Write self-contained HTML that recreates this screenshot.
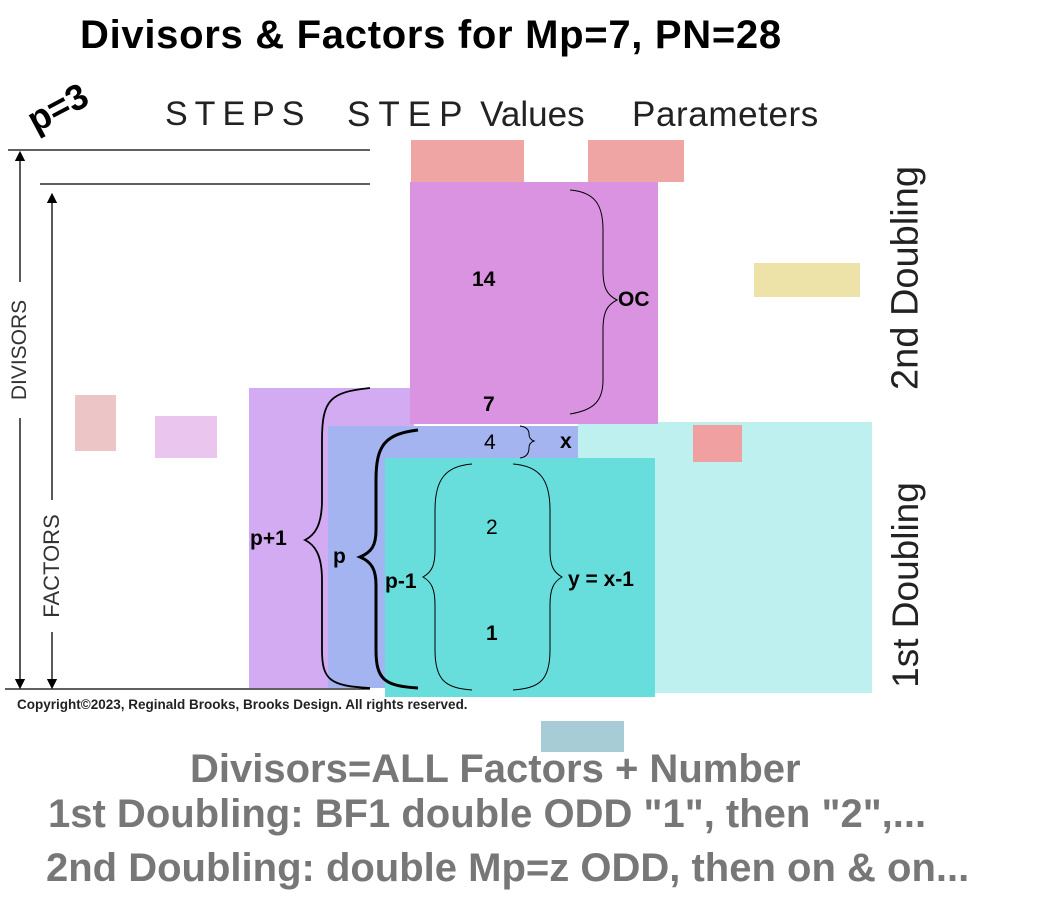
<!DOCTYPE html>
<html><head><meta charset="utf-8"><style>
body{margin:0;width:1050px;height:898px;background:#fff;position:relative;overflow:hidden;font-family:"Liberation Sans",sans-serif}
.r{position:absolute}
.t{position:absolute;white-space:nowrap}
</style></head><body>
<div class="t" style="left:80px;top:13px;font-size:40px;font-weight:bold;letter-spacing:0.7px">Divisors &amp; Factors for Mp=7, PN=28</div>
<div class="t" style="left:20px;top:104px;font-size:36px;font-weight:bold;transform:rotate(-28deg);transform-origin:left top">p=3</div>
<div class="t" style="left:165px;top:95px;font-size:34px;font-weight:300;color:#222;letter-spacing:7px">STEPS</div>
<div class="t" style="left:347px;top:95px;font-size:35px;font-weight:300;color:#222"><span style="letter-spacing:8px">STEP</span> Values</div>
<div class="t" style="left:632px;top:95px;font-size:35px;font-weight:300;color:#222;letter-spacing:0.6px">Parameters</div>

<div class="r" style="left:411px;top:140px;width:113px;height:42px;background:#f0a5a5"></div>
<div class="r" style="left:588px;top:140px;width:96px;height:42px;background:#f0a5a5"></div>
<div class="r" style="left:754px;top:263px;width:106px;height:34px;background:#ede2a8"></div>
<div class="r" style="left:75px;top:395px;width:41px;height:56px;background:#ecc6c6"></div>
<div class="r" style="left:155px;top:416px;width:62px;height:42px;background:#eac6ee"></div>
<div class="r" style="left:578px;top:422px;width:294px;height:271px;background:#bdf0ee"></div>
<div class="r" style="left:249px;top:388px;width:165px;height:300px;background:#d2abf2"></div>
<div class="r" style="left:410px;top:182px;width:248px;height:242px;background:#da93e0"></div>
<div class="r" style="left:328px;top:426px;width:250px;height:262px;background:#a3b4f0"></div>
<div class="r" style="left:385px;top:458px;width:270px;height:239px;background:#68dedc"></div>
<div class="r" style="left:693px;top:425px;width:49px;height:37px;background:#f0a0a0"></div>
<div class="r" style="left:541px;top:721px;width:83px;height:31px;background:#a8ccd6"></div>

<svg class="r" style="left:0;top:0" width="1050" height="898">
<defs><marker id="a" markerWidth="8" markerHeight="8" refX="4" refY="4" orient="auto"><path d="M0,0L8,4L0,8z" fill="#000"/></marker></defs>
<g stroke="#000" stroke-width="1.3" fill="none">
<line x1="8" y1="150" x2="370" y2="150"/>
<line x1="40" y1="184" x2="370" y2="184"/>
<line x1="5" y1="689" x2="370" y2="689"/>
<line x1="20" y1="282" x2="20" y2="156" marker-end="url(#a)"/>
<line x1="20" y1="418" x2="20" y2="684" marker-end="url(#a)"/>
<line x1="52" y1="500" x2="52" y2="198" marker-end="url(#a)"/>
<line x1="52" y1="632" x2="52" y2="684" marker-end="url(#a)"/>
<path d="M370,388 C330,392 322,400 322,440 L322,500 C322,525 315,535 305,540 C315,545 322,555 322,580 L322,650 C322,680 330,686 370,688" stroke-width="1.8"/>
<path d="M418,430 C385,434 376,445 376,480 L376,530 C376,545 372,552 360,557 C372,562 376,570 376,585 L376,650 C376,680 385,686 418,688" stroke-width="3"/>
<path d="M472,464 C445,466 435,480 435,510 L435,550 C435,565 432,572 423,577 C432,582 435,590 435,605 L435,650 C435,680 445,688 472,690" stroke-width="1"/>
<path d="M513,464 C540,466 550,480 550,510 L550,550 C550,565 553,572 562,577 C553,582 550,590 550,605 L550,650 C550,680 540,688 513,690" stroke-width="1"/>
<path d="M570,190 C595,192 603,205 603,230 L603,270 C603,288 607,295 617,300 C607,305 603,312 603,330 L603,380 C603,400 595,410 570,414" stroke-width="1"/>
<path d="M520,426 C527,427 529,430 529,434 C529,438 531,440 534,441 C531,442 529,444 529,448 C529,453 527,457 520,458" stroke-width="1"/>
</g>
</svg>

<div class="t" style="left:20px;top:350px;font-size:21px;font-weight:300;color:#333;transform:translate(-50%,-50%) rotate(-90deg)">DIVISORS</div>
<div class="t" style="left:52px;top:566px;font-size:22px;font-weight:300;color:#333;transform:translate(-50%,-50%) rotate(-90deg)">FACTORS</div>
<div class="t" style="left:906px;top:278px;font-size:38px;font-weight:300;color:#222;transform:translate(-50%,-50%) rotate(-90deg)">2nd Doubling</div>
<div class="t" style="left:906px;top:585px;font-size:37px;font-weight:300;color:#222;transform:translate(-50%,-50%) rotate(-90deg)">1st Doubling</div>

<div class="t" style="left:472px;top:268px;font-size:21px;font-weight:bold">14</div>
<div class="t" style="left:618px;top:288px;font-size:21px;font-weight:bold">OC</div>
<div class="t" style="left:483px;top:393px;font-size:21px;font-weight:bold">7</div>
<div class="t" style="left:484px;top:431px;font-size:21px">4</div>
<div class="t" style="left:560px;top:430px;font-size:21px;font-weight:bold">x</div>
<div class="t" style="left:486px;top:516px;font-size:21px">2</div>
<div class="t" style="left:486px;top:622px;font-size:21px;font-weight:bold">1</div>
<div class="t" style="left:250px;top:527px;font-size:21px;font-weight:bold">p+1</div>
<div class="t" style="left:333px;top:545px;font-size:21px;font-weight:bold">p</div>
<div class="t" style="left:385px;top:570px;font-size:21px;font-weight:bold">p-1</div>
<div class="t" style="left:568px;top:568px;font-size:21px;font-weight:bold">y = x-1</div>

<div class="t" style="left:17px;top:697px;font-size:13.5px;font-weight:bold;color:#222">Copyright©2023, Reginald Brooks, Brooks Design. All rights reserved.</div>
<div class="t" style="left:190px;top:747px;font-size:40px;font-weight:bold;color:#777">Divisors=ALL Factors + Number</div>
<div class="t" style="left:48px;top:792px;font-size:40px;font-weight:bold;color:#777">1st Doubling: BF1 double ODD "1", then "2",...</div>
<div class="t" style="left:46px;top:846px;font-size:40px;font-weight:bold;color:#777">2nd Doubling: double Mp=z ODD, then on &amp; on...</div>
</body></html>
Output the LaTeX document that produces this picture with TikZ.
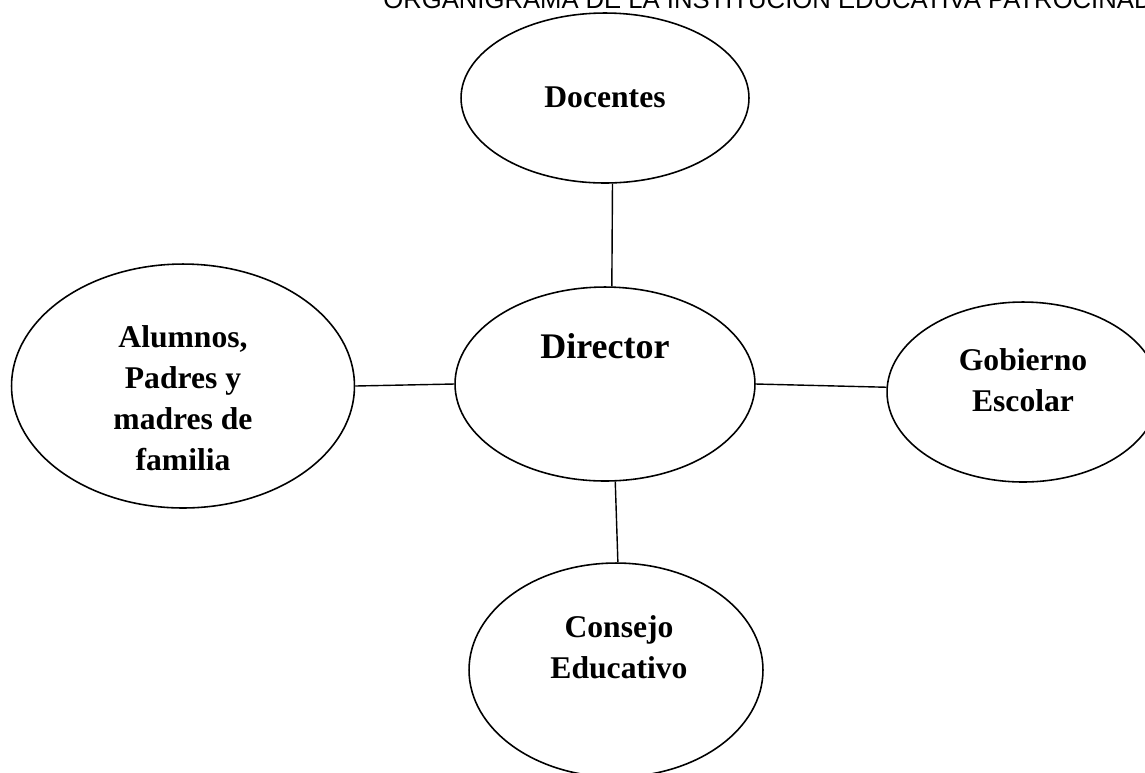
\documentclass[tikz,border=0pt]{standalone}
\usepackage{fontspec}
\setmainfont{Liberation Serif}
\newfontfamily\titlefont{Liberation Sans}
\usetikzlibrary{shapes.geometric}
\def\px{0.02}

\begin{document}
\begin{tikzpicture}[x=\px cm, y=-\px cm,
    bubble/.style={draw, ellipse, line width=0.9pt, inner sep=0pt},
    bubtext/.style={align=center, inner sep=0pt, font=\bfseries\fontsize{18}{23.3}\selectfont},
    link/.style={line width=0.8pt}]
      \useasboundingbox (0,0) rectangle (1145,772);
      \clip (0,0) rectangle (1145,772);
      \node[anchor=base west, inner sep=0pt, font=\titlefont\fontsize{14.6}{16}\selectfont] (titulo) at (383,8) {ORGANIGRAMA DE LA INSTITUCIÓN EDUCATIVA PATROCINADA};
      \node[bubble, minimum width=5.76cm, minimum height=3.4cm] (doc) at (605,98) {};
      \node[bubble, minimum width=6.0cm, minimum height=3.88cm] (dir) at (605,384) {};
      \node[bubble, minimum width=6.86cm, minimum height=4.88cm] (alu) at (183,386) {};
      \node[bubble, minimum width=5.44cm, minimum height=3.6cm] (gob) at (1023,392) {};
      \node[bubble, minimum width=5.88cm, minimum height=4.28cm] (con) at (616,670) {};
      \node[bubtext] (tdoc) at (605,97) {Docentes};
      \node[bubtext, font=\bfseries\fontsize{20.5}{24}\selectfont] (tdir) at (605,346) {Director};
      \node[bubtext] (talu) at (183,398) {Alumnos,\\Padres y\\madres de\\familia};
      \node[bubtext] (tgob) at (1023,380) {Gobierno\\Escolar};
      \node[bubtext] (tcon) at (619,647) {Consejo\\Educativo};
      \draw[link] (doc.-85) -- (dir.86);
      \draw[link] (dir.west) -- (alu.east);
      \draw[link] (dir.east) -- (gob.178);
      \draw[link] (dir.-84) -- (con.89);
\end{tikzpicture}
\end{document}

__SET EXERCISE__. Identify which lines contain the word "that" and copy each one.

__RESULT__.
Write self-contained HTML that recreates this screenshot.
Output the LaTeX document that produces this picture with TikZ.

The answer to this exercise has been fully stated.